Eppure l’antefatto risulta(va) coinvolgente e di discreta efficacia. Mentre Clay Riddel (Cusack), autore di fumetti, attende di imbarcarsi all’aeroporto, un misterioso impulso trasmesso da ogni cellulare scatena un’ondata di violenza incontrollabile, quasi a risvegliare istinti primitivi troppo a lungo sopiti nel nome di una falsa civiltà. Pochi restano immuni, cercando di comprendere l’accaduto. La notevole intuizione kinghiana che possa essere proprio uno dei più usati – e abusati – medium tecnologici a condurre l’umanità verso il baratro poteva aprire teoricamente la strada a tutta una serie di vertigini che in potenza avrebbero potuto soddisfare gli appassionati in cerca di brividi estivi non a buon mercato. Condizionale obbligato. Perché al contrario il film di Williams si ingolfa quasi subito nella ricerca di ipotesi filosofiche “alte” – e conseguenti dialoghi quelli sì piuttosto raccapriccianti – sulla fine del mondo in atto ed altre amenità varie, con evoluzioni narrative a dir poco prevedibili e personaggi non solo di contorno descritti sommariamente. Cell soffre quindi di una sorta di conflitto interiore, tra la sua ambizione di confezionare un prodotto di genere capace di raccontare, dietro metafora, una deriva ormai senza ritorno – quella del progresso “capitalistico” da perseguire ad ogni costo – e la propria inclinazione visiva alla serie B, cioè quella di giocare a sporcarsi le mani con una violenza esibita giocoforza divenuta parte integrante della tematica affrontata. Da tale contraddizione non poteva che nascere un lungometraggio pesantemente squilibrato ed irrisolto, tuttavia con il coraggio di un finale decisamente più pessimistico rispetto a quello aperto dell’opera letteraria, perciò in grado di lasciare una sensazione di angoscia in chi guarda.
Il fatto dunque che siano gli alieni, o comunque un’entità superiore, ad utilizzare la tecnologia creata nell’arco di anni e molteplici sforzi dagli esseri umani per soggiogarli completamente, resta solo un’ipotesi, in Cell. Ciò che fa veramente paura, dai tempi del superclassico L’invasione degli ultracorpi (1956) nella prima versione di Don Siegel, è l’omologazione alla quale veniamo quotidianamente costretti da un uso sconsiderato dei vari ammennicoli da villaggio globale che abitiamo solo virtualmente.
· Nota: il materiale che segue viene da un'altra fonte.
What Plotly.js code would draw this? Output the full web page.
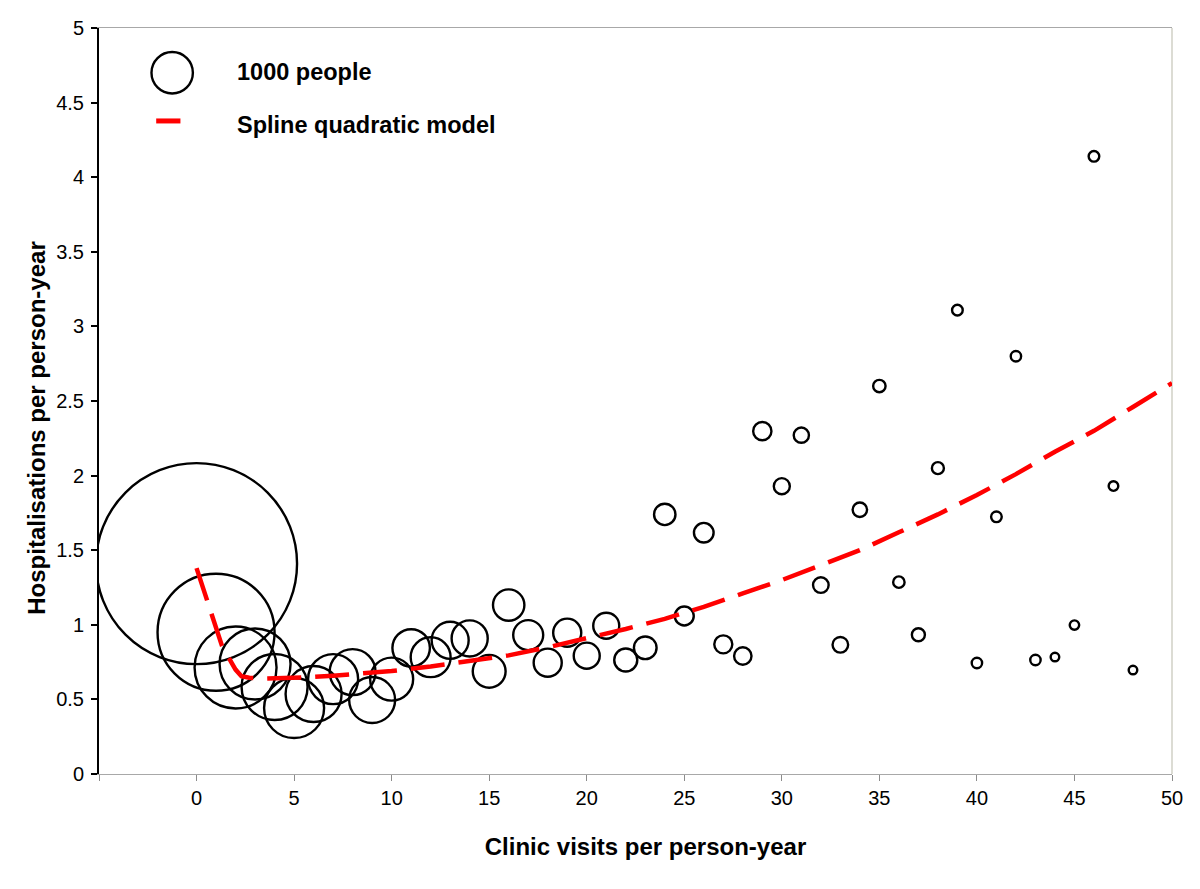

Aspetto, quest’ultimo, che Cell sottolinea solo in minima parte, decretando così il proprio (parziale) fallimento con le sue stesse mani. Non resta allora che aspettare fiduciosamente l’horror definitivo su tutto ciò che rende l’umanità di oggi tanto connessa in uno sterile flusso d’informazioni e conoscenze virtuali quanto prigioniera di un magma invisibile che la costringe a recitare parti già assegnate in partenza, chiusa nell’illusorio alveo della propria individualità.